--- START OF Data provided ---

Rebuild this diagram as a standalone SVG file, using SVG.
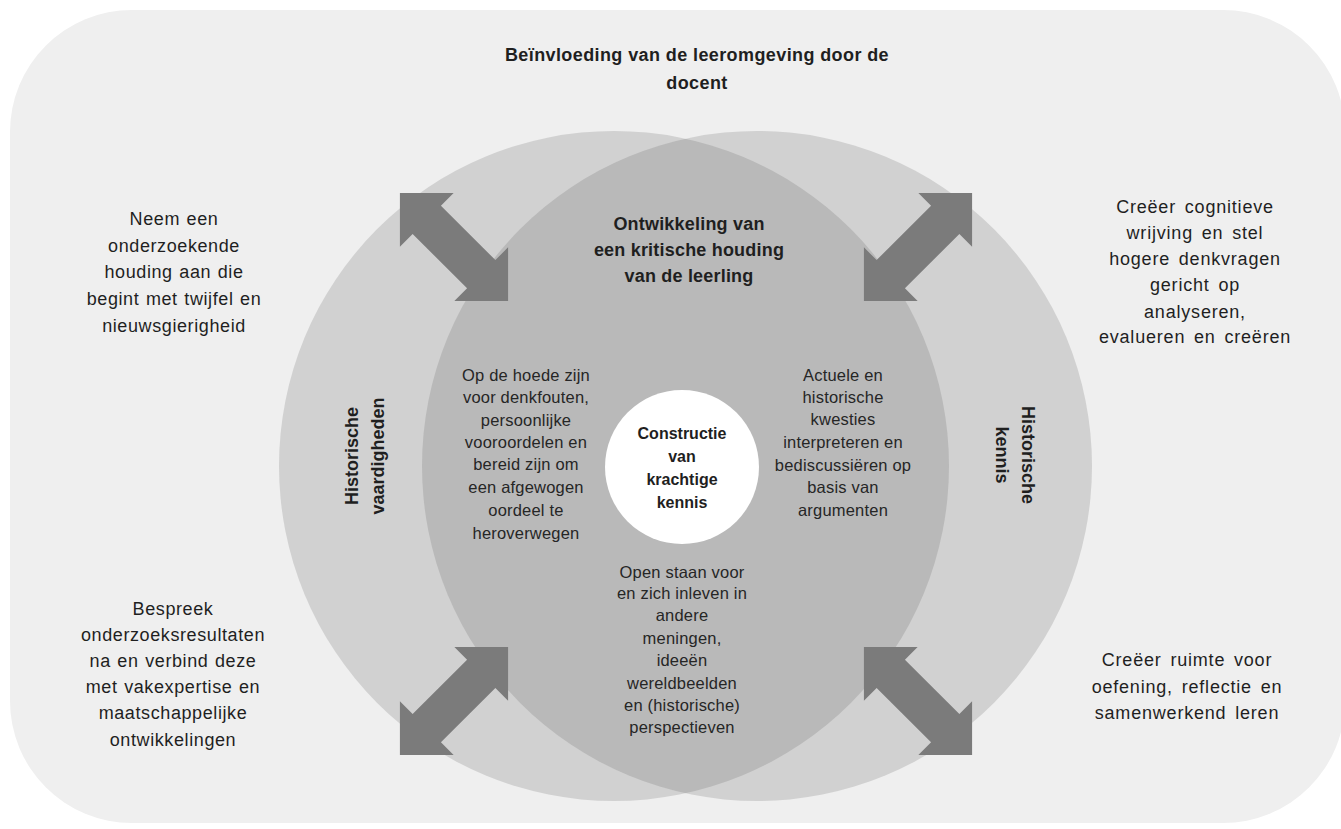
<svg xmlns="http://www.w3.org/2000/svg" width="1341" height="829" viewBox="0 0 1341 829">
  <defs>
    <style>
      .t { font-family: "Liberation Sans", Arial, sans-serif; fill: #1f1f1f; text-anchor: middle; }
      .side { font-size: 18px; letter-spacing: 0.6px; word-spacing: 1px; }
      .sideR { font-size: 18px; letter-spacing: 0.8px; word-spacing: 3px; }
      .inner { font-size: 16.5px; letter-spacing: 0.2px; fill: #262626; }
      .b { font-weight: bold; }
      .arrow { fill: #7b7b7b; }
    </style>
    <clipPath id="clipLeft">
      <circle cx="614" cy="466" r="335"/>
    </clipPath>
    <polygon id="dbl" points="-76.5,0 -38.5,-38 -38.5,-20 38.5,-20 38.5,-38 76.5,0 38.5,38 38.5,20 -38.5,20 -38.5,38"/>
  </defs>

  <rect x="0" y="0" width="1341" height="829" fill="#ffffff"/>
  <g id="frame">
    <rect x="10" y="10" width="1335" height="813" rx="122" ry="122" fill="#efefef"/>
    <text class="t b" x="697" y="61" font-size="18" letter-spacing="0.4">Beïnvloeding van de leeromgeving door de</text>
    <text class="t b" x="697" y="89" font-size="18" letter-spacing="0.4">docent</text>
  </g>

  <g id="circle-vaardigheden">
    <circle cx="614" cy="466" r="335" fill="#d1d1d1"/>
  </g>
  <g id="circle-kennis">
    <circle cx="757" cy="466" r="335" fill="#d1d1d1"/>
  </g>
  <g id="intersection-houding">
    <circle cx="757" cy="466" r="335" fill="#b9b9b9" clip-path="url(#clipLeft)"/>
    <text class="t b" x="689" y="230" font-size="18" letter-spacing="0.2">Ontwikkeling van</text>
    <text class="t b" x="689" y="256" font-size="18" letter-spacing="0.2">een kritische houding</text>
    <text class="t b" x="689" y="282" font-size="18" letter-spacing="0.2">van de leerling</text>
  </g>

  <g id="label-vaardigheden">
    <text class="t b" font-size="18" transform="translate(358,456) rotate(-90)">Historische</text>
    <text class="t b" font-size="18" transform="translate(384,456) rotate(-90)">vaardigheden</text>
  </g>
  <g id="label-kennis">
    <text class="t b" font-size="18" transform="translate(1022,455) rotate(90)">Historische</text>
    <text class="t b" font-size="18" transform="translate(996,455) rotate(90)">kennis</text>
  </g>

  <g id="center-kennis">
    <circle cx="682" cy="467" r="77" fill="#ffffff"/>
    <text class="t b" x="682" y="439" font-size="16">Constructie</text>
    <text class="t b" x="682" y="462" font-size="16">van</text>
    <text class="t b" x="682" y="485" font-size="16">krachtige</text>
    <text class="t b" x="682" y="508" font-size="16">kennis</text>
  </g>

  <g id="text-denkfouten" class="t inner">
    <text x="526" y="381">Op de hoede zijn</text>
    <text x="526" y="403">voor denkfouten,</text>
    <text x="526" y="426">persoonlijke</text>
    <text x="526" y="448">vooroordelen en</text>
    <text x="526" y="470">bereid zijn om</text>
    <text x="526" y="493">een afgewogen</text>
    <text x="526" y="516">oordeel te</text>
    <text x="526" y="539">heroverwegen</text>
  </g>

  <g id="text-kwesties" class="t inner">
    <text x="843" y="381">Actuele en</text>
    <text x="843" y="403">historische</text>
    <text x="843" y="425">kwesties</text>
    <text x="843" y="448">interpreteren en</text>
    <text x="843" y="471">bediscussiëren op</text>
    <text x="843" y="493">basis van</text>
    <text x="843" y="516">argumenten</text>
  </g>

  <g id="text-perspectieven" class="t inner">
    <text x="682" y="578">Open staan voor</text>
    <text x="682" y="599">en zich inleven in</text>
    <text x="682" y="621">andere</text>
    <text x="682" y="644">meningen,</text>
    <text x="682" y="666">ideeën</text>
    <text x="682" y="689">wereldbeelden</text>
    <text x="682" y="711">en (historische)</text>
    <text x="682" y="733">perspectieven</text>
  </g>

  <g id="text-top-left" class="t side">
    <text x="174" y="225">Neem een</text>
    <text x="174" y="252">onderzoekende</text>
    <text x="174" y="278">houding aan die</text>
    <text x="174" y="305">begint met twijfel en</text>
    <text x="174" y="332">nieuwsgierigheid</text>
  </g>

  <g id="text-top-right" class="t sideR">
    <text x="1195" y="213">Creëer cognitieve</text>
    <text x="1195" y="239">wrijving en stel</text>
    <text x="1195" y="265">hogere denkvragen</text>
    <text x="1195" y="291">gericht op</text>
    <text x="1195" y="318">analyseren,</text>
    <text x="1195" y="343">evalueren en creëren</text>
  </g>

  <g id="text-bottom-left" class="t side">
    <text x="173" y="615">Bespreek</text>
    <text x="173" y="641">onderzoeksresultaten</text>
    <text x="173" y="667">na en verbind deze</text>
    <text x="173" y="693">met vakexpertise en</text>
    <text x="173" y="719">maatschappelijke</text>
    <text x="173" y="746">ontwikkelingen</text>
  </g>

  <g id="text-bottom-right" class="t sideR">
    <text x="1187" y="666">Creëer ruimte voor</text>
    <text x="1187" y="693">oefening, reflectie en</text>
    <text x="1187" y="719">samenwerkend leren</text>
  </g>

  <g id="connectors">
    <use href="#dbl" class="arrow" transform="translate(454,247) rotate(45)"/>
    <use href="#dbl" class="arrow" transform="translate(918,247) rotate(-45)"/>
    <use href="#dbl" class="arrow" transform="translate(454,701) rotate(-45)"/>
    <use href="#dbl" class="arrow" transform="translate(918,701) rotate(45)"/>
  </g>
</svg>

--- END OF Data provided ---

▸ **Exercise**: Repeat the data exactly in full, omitting its pictures.

▸ **Correct answer**:
Rebuild this diagram as a standalone SVG file, using SVG.
<svg xmlns="http://www.w3.org/2000/svg" width="1341" height="829" viewBox="0 0 1341 829">
  <defs>
    <style>
      .t { font-family: "Liberation Sans", Arial, sans-serif; fill: #1f1f1f; text-anchor: middle; }
      .side { font-size: 18px; letter-spacing: 0.6px; word-spacing: 1px; }
      .sideR { font-size: 18px; letter-spacing: 0.8px; word-spacing: 3px; }
      .inner { font-size: 16.5px; letter-spacing: 0.2px; fill: #262626; }
      .b { font-weight: bold; }
      .arrow { fill: #7b7b7b; }
    </style>
    <clipPath id="clipLeft">
      <circle cx="614" cy="466" r="335"/>
    </clipPath>
    <polygon id="dbl" points="-76.5,0 -38.5,-38 -38.5,-20 38.5,-20 38.5,-38 76.5,0 38.5,38 38.5,20 -38.5,20 -38.5,38"/>
  </defs>

  <rect x="0" y="0" width="1341" height="829" fill="#ffffff"/>
  <g id="frame">
    <rect x="10" y="10" width="1335" height="813" rx="122" ry="122" fill="#efefef"/>
    <text class="t b" x="697" y="61" font-size="18" letter-spacing="0.4">Beïnvloeding van de leeromgeving door de</text>
    <text class="t b" x="697" y="89" font-size="18" letter-spacing="0.4">docent</text>
  </g>

  <g id="circle-vaardigheden">
    <circle cx="614" cy="466" r="335" fill="#d1d1d1"/>
  </g>
  <g id="circle-kennis">
    <circle cx="757" cy="466" r="335" fill="#d1d1d1"/>
  </g>
  <g id="intersection-houding">
    <circle cx="757" cy="466" r="335" fill="#b9b9b9" clip-path="url(#clipLeft)"/>
    <text class="t b" x="689" y="230" font-size="18" letter-spacing="0.2">Ontwikkeling van</text>
    <text class="t b" x="689" y="256" font-size="18" letter-spacing="0.2">een kritische houding</text>
    <text class="t b" x="689" y="282" font-size="18" letter-spacing="0.2">van de leerling</text>
  </g>

  <g id="label-vaardigheden">
    <text class="t b" font-size="18" transform="translate(358,456) rotate(-90)">Historische</text>
    <text class="t b" font-size="18" transform="translate(384,456) rotate(-90)">vaardigheden</text>
  </g>
  <g id="label-kennis">
    <text class="t b" font-size="18" transform="translate(1022,455) rotate(90)">Historische</text>
    <text class="t b" font-size="18" transform="translate(996,455) rotate(90)">kennis</text>
  </g>

  <g id="center-kennis">
    <circle cx="682" cy="467" r="77" fill="#ffffff"/>
    <text class="t b" x="682" y="439" font-size="16">Constructie</text>
    <text class="t b" x="682" y="462" font-size="16">van</text>
    <text class="t b" x="682" y="485" font-size="16">krachtige</text>
    <text class="t b" x="682" y="508" font-size="16">kennis</text>
  </g>

  <g id="text-denkfouten" class="t inner">
    <text x="526" y="381">Op de hoede zijn</text>
    <text x="526" y="403">voor denkfouten,</text>
    <text x="526" y="426">persoonlijke</text>
    <text x="526" y="448">vooroordelen en</text>
    <text x="526" y="470">bereid zijn om</text>
    <text x="526" y="493">een afgewogen</text>
    <text x="526" y="516">oordeel te</text>
    <text x="526" y="539">heroverwegen</text>
  </g>

  <g id="text-kwesties" class="t inner">
    <text x="843" y="381">Actuele en</text>
    <text x="843" y="403">historische</text>
    <text x="843" y="425">kwesties</text>
    <text x="843" y="448">interpreteren en</text>
    <text x="843" y="471">bediscussiëren op</text>
    <text x="843" y="493">basis van</text>
    <text x="843" y="516">argumenten</text>
  </g>

  <g id="text-perspectieven" class="t inner">
    <text x="682" y="578">Open staan voor</text>
    <text x="682" y="599">en zich inleven in</text>
    <text x="682" y="621">andere</text>
    <text x="682" y="644">meningen,</text>
    <text x="682" y="666">ideeën</text>
    <text x="682" y="689">wereldbeelden</text>
    <text x="682" y="711">en (historische)</text>
    <text x="682" y="733">perspectieven</text>
  </g>

  <g id="text-top-left" class="t side">
    <text x="174" y="225">Neem een</text>
    <text x="174" y="252">onderzoekende</text>
    <text x="174" y="278">houding aan die</text>
    <text x="174" y="305">begint met twijfel en</text>
    <text x="174" y="332">nieuwsgierigheid</text>
  </g>

  <g id="text-top-right" class="t sideR">
    <text x="1195" y="213">Creëer cognitieve</text>
    <text x="1195" y="239">wrijving en stel</text>
    <text x="1195" y="265">hogere denkvragen</text>
    <text x="1195" y="291">gericht op</text>
    <text x="1195" y="318">analyseren,</text>
    <text x="1195" y="343">evalueren en creëren</text>
  </g>

  <g id="text-bottom-left" class="t side">
    <text x="173" y="615">Bespreek</text>
    <text x="173" y="641">onderzoeksresultaten</text>
    <text x="173" y="667">na en verbind deze</text>
    <text x="173" y="693">met vakexpertise en</text>
    <text x="173" y="719">maatschappelijke</text>
    <text x="173" y="746">ontwikkelingen</text>
  </g>

  <g id="text-bottom-right" class="t sideR">
    <text x="1187" y="666">Creëer ruimte voor</text>
    <text x="1187" y="693">oefening, reflectie en</text>
    <text x="1187" y="719">samenwerkend leren</text>
  </g>

  <g id="connectors">
    <use href="#dbl" class="arrow" transform="translate(454,247) rotate(45)"/>
    <use href="#dbl" class="arrow" transform="translate(918,247) rotate(-45)"/>
    <use href="#dbl" class="arrow" transform="translate(454,701) rotate(-45)"/>
    <use href="#dbl" class="arrow" transform="translate(918,701) rotate(45)"/>
  </g>
</svg>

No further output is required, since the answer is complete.